Determine the orthocentre of △\(\text{CRT}\) with coordinates \(\text{C}(1,8)\), \(\text{R}(3, 12)\) and \(\text{T}(6,2)\).
Show Answer
First, we can draw a diagram to visualize the problem:
We can find the slopes of 2 side lengths of the triangle. In this instance, we will find the slopes of sides \(\text{CR}\) and \(\text{CT}\) with \(\text{C}\) acting as Point 1, \(\text{R}\) acting as Point 2 and \(\text{T}\) acting as Point 3:
mCR \(= \cfrac{y2 - y1}{x2 - x1}\)
mCR \(= \cfrac{12 - 8}{3 - 1}\)
mCR \(= \cfrac{4}{2}\)
mCR \(= 2\)
mCT \(= \cfrac{y3 - y1}{x3 - x1}\)
mCT \(= \cfrac{2 - 8}{6 - 1}\)
mCT \(= \cfrac{-6}{5}\)
Now that we have the slopes, we can determine the slopes of the altitudes by calculating the inverse slopes:
m(altitude)CR \(= \cfrac{-1}{2}\)
m(altitude)CT \(= \cfrac{-1}{-6/5} = \cfrac{5}{6}\)
Since we have the slopes of the altitudes, we can plug these values into the slope-point formula to determine the altitudes For side length CR, we will be using Point T. For side length CR, we will be using Point R:
altitudeCR: \(y - 2 = \cfrac{-1}{2}(x - 6)\)
altitudeCR: \(y - 2 = \cfrac{-1}{2}x + 3\)
altitudeCR: \(y = \cfrac{-1}{2}x + 5\)
altitudeCT: \(y - 12 = \cfrac{5}{6}(x - 3)\)
altitudeCT: \(y - 12 = \cfrac{5}{6}x - \cfrac{15}{6}\)
altitudeCT: \(y = \cfrac{5}{6}x - \cfrac{15}{6} + \cfrac{52}{6}\)
altitudeCT: \(y = \cfrac{5}{6}x + \cfrac{57}{6}\)
altitudeCT: \(y = \cfrac{5}{6}x + \cfrac{19}{2}\)
Now that we have both altitudes, we can determine the location of the orthocentre. We can set the altitudes equal to each other to solve for \(x\). In order to do so in this instance, we must set all terms to have the same denominator:
\(\cfrac{-1}{2}x + 5 = \cfrac{5}{6}x + \cfrac{19}{2}\)
\(\cfrac{-3}{6}x + \cfrac{30}{6} = \cfrac{5}{6}x + \cfrac{57}{6}\)
\(\cfrac{-3}{6}x - \cfrac{5}{6}x = \cfrac{-30}{6} + \cfrac{57}{6}\)

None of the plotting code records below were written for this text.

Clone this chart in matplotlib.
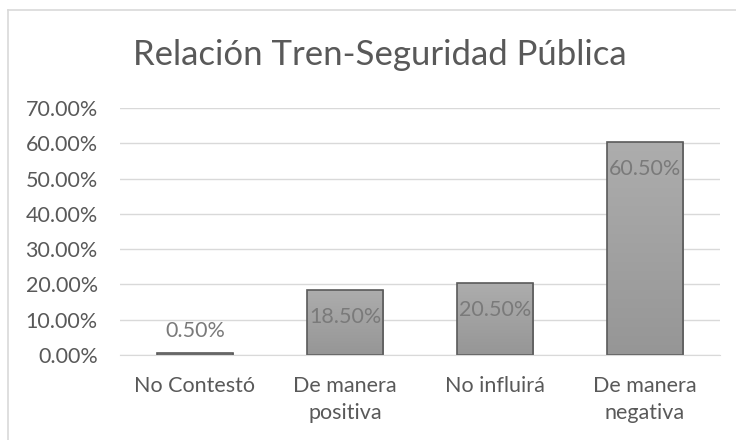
import matplotlib
matplotlib.use("Agg")
import matplotlib.pyplot as plt
import numpy as np
from matplotlib.lines import Line2D
from matplotlib.ticker import FuncFormatter

plt.rcParams['font.family'] = ['Lato', 'DejaVu Sans']

categorias = ["No Contestó", "De manera\npositiva", "No influirá", "De manera\nnegativa"]
porcentajes = [0.005, 0.185, 0.205, 0.605]
etiquetas = ["0.50%", "18.50%", "20.50%", "60.50%"]

gris_texto = "#595959"
tam = 15.5

fig = plt.figure(figsize=(7.36, 4.4), dpi=100)
ax = fig.add_axes([120/736, 1-355/440, 600/736, (355-108)/440])

x = np.arange(len(categorias))
barras = ax.bar(x, porcentajes, width=0.51, color="#a0a0a0", edgecolor="#5a5a5a", linewidth=1.2, zorder=3)

# degradado dentro de cada barra
grad = np.linspace(0, 1, 256).reshape(-1, 1)
cmap = matplotlib.colors.LinearSegmentedColormap.from_list("g", ["#969696", "#adadad"])
for b in barras:
    x0, y0 = b.get_x(), b.get_y()
    w, h = b.get_width(), b.get_height()
    im = ax.imshow(grad, cmap=cmap, extent=[x0, x0 + w, y0, y0 + h], origin="lower",
                   aspect="auto", zorder=3.5)
    im.set_clip_path(b)
    b.set_facecolor("none")
    b.set_zorder(4)

ax.set_xlim(-0.5, 3.5)
ax.set_ylim(0, 0.70)
ax.set_yticks(np.arange(0, 0.71, 0.10))
ax.yaxis.set_major_formatter(FuncFormatter(lambda v, p: f"{v*100:.2f}%"))
ax.grid(axis="y", color="#d9d9d9", linewidth=1, zorder=0)
for s in ["top", "right", "left"]:
    ax.spines[s].set_visible(False)
ax.spines["bottom"].set_color("#d9d9d9")
ax.spines["bottom"].set_zorder(5)
ax.tick_params(axis="both", length=0, labelsize=tam, colors=gris_texto)
ax.tick_params(axis="y", pad=16)
ax.tick_params(axis="x", pad=15)
ax.set_xticks(x)
ax.set_xticklabels(categorias, linespacing=1.45)

for i, (v, t) in enumerate(zip(porcentajes, etiquetas)):
    if v < 0.05:
        ax.annotate(t, (i, v), xytext=(0, 16), textcoords="offset points", ha="center",
                    va="center", fontsize=tam, color="#7a7a7a", zorder=6)
    else:
        ax.annotate(t, (i, v), xytext=(0, -20), textcoords="offset points", ha="center",
                    va="center", fontsize=tam, color="#7a7a7a", zorder=6)

fig.text(380/736, 1-55/440, "Relación Tren-Seguridad Pública", ha="center", va="center",
         fontsize=25, color=gris_texto)

# borde del área del gráfico
fig.add_artist(Line2D([8/736, 8/736], [0, 1-10/440], color="#d9d9d9", linewidth=1.2))
fig.add_artist(Line2D([8/736, 1], [1-10/440, 1-10/440], color="#d9d9d9", linewidth=1.2))

fig.savefig("out.png", dpi=100)
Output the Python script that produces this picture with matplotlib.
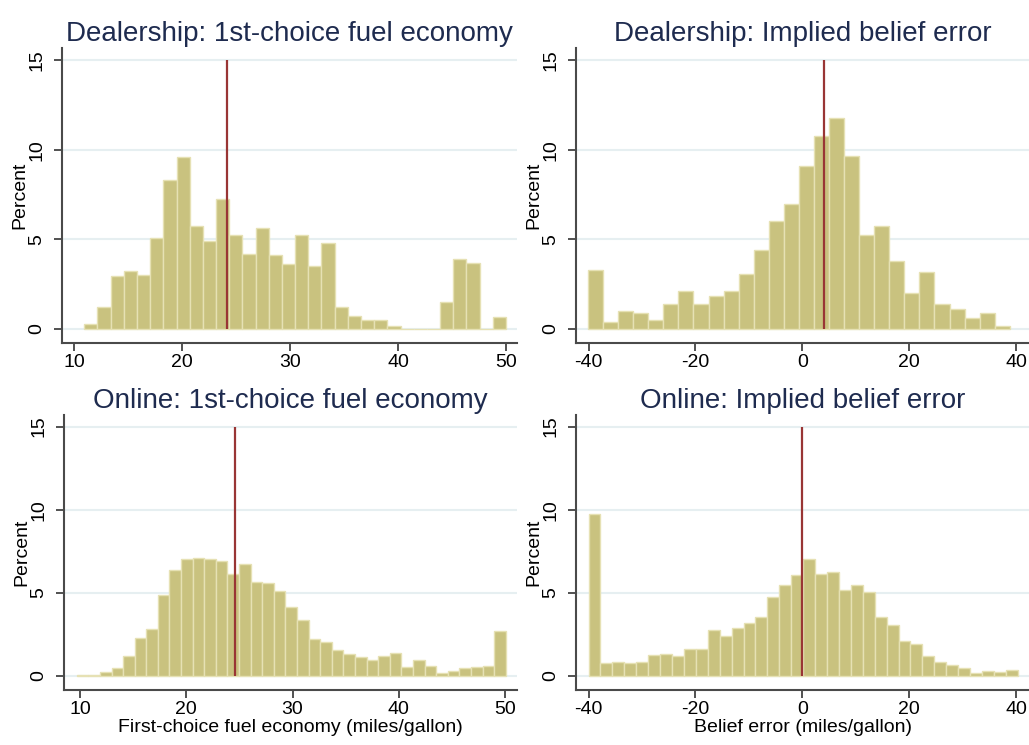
import numpy as np
import matplotlib
matplotlib.use("Agg")
from matplotlib import pyplot as plt

plt.rcParams['font.family'] = ['Liberation Sans', 'DejaVu Sans']
plt.rcParams['axes.unicode_minus'] = False

# Dealership: first-choice fuel economy (32 bins from 10.95 to 50)
dealer_mpg_range = (10.95, 50.0)
dealer_mpg_pct = [0.30, 1.21, 2.96, 3.22, 3.00, 5.07, 8.29, 9.59, 5.72, 4.92,
                  7.24, 5.23, 4.21, 5.62, 4.15, 3.61, 5.23, 3.50, 4.79, 1.21,
                  0.73, 0.50, 0.50, 0.19, 0.0, 0.0, 0.0, 1.51, 3.89, 3.67,
                  0.0, 0.67]
dealer_mpg_mean = 24.15

# Dealership: implied belief error (28 bins from -40.1 to 38.8)
dealer_err_range = (-40.1, 38.8)
dealer_err_pct = [3.31, 0.39, 1.01, 0.89, 0.52, 1.38, 2.10, 1.38, 1.86, 2.10,
                  3.09, 4.41, 6.00, 6.98, 9.07, 10.78, 11.75, 9.66, 5.27, 5.77,
                  3.80, 1.99, 3.18, 1.38, 1.12, 0.63, 0.89, 0.15]
dealer_err_mean = 4.0

# Online: first-choice fuel economy (37 bins from 9.7 to 50.05)
online_mpg_range = (9.70, 50.05)
online_mpg_pct = [0.06, 0.06, 0.24, 0.48, 1.17, 2.27, 2.82, 4.85, 6.38, 7.00,
                  7.08, 7.00, 6.92, 6.10, 6.70, 5.63, 5.59, 5.11, 4.14, 3.34,
                  2.21, 2.01, 1.57, 1.29, 1.11, 0.97, 1.21, 1.37, 0.52, 0.93,
                  0.60, 0.16, 0.30, 0.44, 0.54, 0.60, 2.68]
online_mpg_mean = 24.6

# Online: implied belief error (36 bins from -40 to 40.3)
online_err_range = (-40.0, 40.3)
online_err_pct = [9.76, 0.78, 0.82, 0.78, 0.82, 1.23, 1.31, 1.19, 1.63, 1.63,
                  2.74, 2.37, 2.86, 3.16, 3.52, 4.73, 5.47, 6.04, 7.04, 6.12,
                  6.24, 5.15, 5.45, 5.05, 3.54, 3.06, 2.11, 1.89, 1.19, 0.82,
                  0.62, 0.46, 0.18, 0.30, 0.22, 0.34]
online_err_mean = -0.1

titles = ["Dealership: 1st-choice fuel economy", "Dealership: Implied belief error",
          "Online: 1st-choice fuel economy", "Online: Implied belief error"]
mpg_ticks = [10, 20, 30, 40, 50]
err_ticks = [-40, -20, 0, 20, 40]
y_ticks = [0, 5, 10, 15]

BAR = '#c9c27f'
BAR_EDGE = '#e6e1b4'
LINE = '#993535'
TITLE = '#1e2b4f'
GRID = '#e6eff1'
AXIS = '#4a4a4a'

W, H = 1029, 745
fig = plt.figure(figsize=(W / 100, H / 100), dpi=100)


def px_axes(left, right, top, bottom):
    return fig.add_axes([left / W, 1 - bottom / H, (right - left) / W, (bottom - top) / H])


def draw_hist(ax, pct, rng, mean, xticks, xlim, ylim, title, xlabel=None):
    edges = np.linspace(rng[0], rng[1], len(pct) + 1)
    ax.bar(edges[:-1], pct, width=np.diff(edges), align='edge',
           color=BAR, edgecolor=BAR_EDGE, linewidth=1.0, zorder=2)
    ax.vlines(mean, 0, 15, color=LINE, linewidth=1.6, zorder=3)
    ax.set_xlim(*xlim)
    ax.set_ylim(*ylim)
    ax.set_xticks(xticks)
    ax.set_yticks(y_ticks)
    ax.set_yticklabels([str(t) for t in y_ticks], rotation=90, va='center')
    for t in y_ticks:
        ax.axhline(t, color=GRID, linewidth=1.5, zorder=1)
    for side in ['top', 'right']:
        ax.spines[side].set_visible(False)
    for side in ['left', 'bottom']:
        ax.spines[side].set_color(AXIS)
        ax.spines[side].set_linewidth(1.5)
    ax.tick_params(axis='both', direction='out', length=6, width=1.1,
                   color='#222222', labelsize=14, labelcolor='black')
    ax.tick_params(axis='x', pad=2)
    ax.tick_params(axis='y', pad=6)
    ax.set_ylabel('Percent', fontsize=14, labelpad=0)
    ax.set_title(title, fontsize=20, color=TITLE, pad=5)
    if xlabel:
        ax.set_xlabel(xlabel, fontsize=14, labelpad=1)


ax1 = px_axes(62, 516.5, 48, 343)
draw_hist(ax1, dealer_mpg_pct, dealer_mpg_range, dealer_mpg_mean, mpg_ticks,
          (8.89, 50.97), (-0.78, 15.67), titles[0])

ax2 = px_axes(576, 1029, 48, 343)
draw_hist(ax2, dealer_err_pct, dealer_err_range, dealer_err_mean, err_ticks,
          (-42.35, 42.4), (-0.78, 15.67), titles[1])

ax3 = px_axes(64.4, 516.5, 415, 690)
draw_hist(ax3, online_mpg_pct, online_mpg_range, online_mpg_mean, mpg_ticks,
          (8.54, 51.06), (-0.86, 15.70), titles[2],
          'First-choice fuel economy (miles/gallon)')

ax4 = px_axes(576, 1029, 415, 690)
draw_hist(ax4, online_err_pct, online_err_range, online_err_mean, err_ticks,
          (-42.35, 42.4), (-0.86, 15.70), titles[3],
          'Belief error (miles/gallon)')

fig.savefig('out.png', dpi=100, facecolor='white')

\((\cfrac{-8}{6}x) = (\cfrac{9}{2})\)
\(x = (\cfrac{-6}{8} \cdot \cfrac{9}{2})\)
\(x = \cfrac{-27}{8}\)
Now we can plug the x-coordinate into one of the altitude formulas to solve for y:
\(y = (\cfrac{-1}{2})(\cfrac{-27}{8}) + 5\)
\(y = \cfrac{27}{16} + \cfrac{80}{16}\)
\(y = \cfrac{107}{16}\)
Therefore, we can determine that the location of the orthocentre is \((\cfrac{-27}{8}, \cfrac{107}{16})\).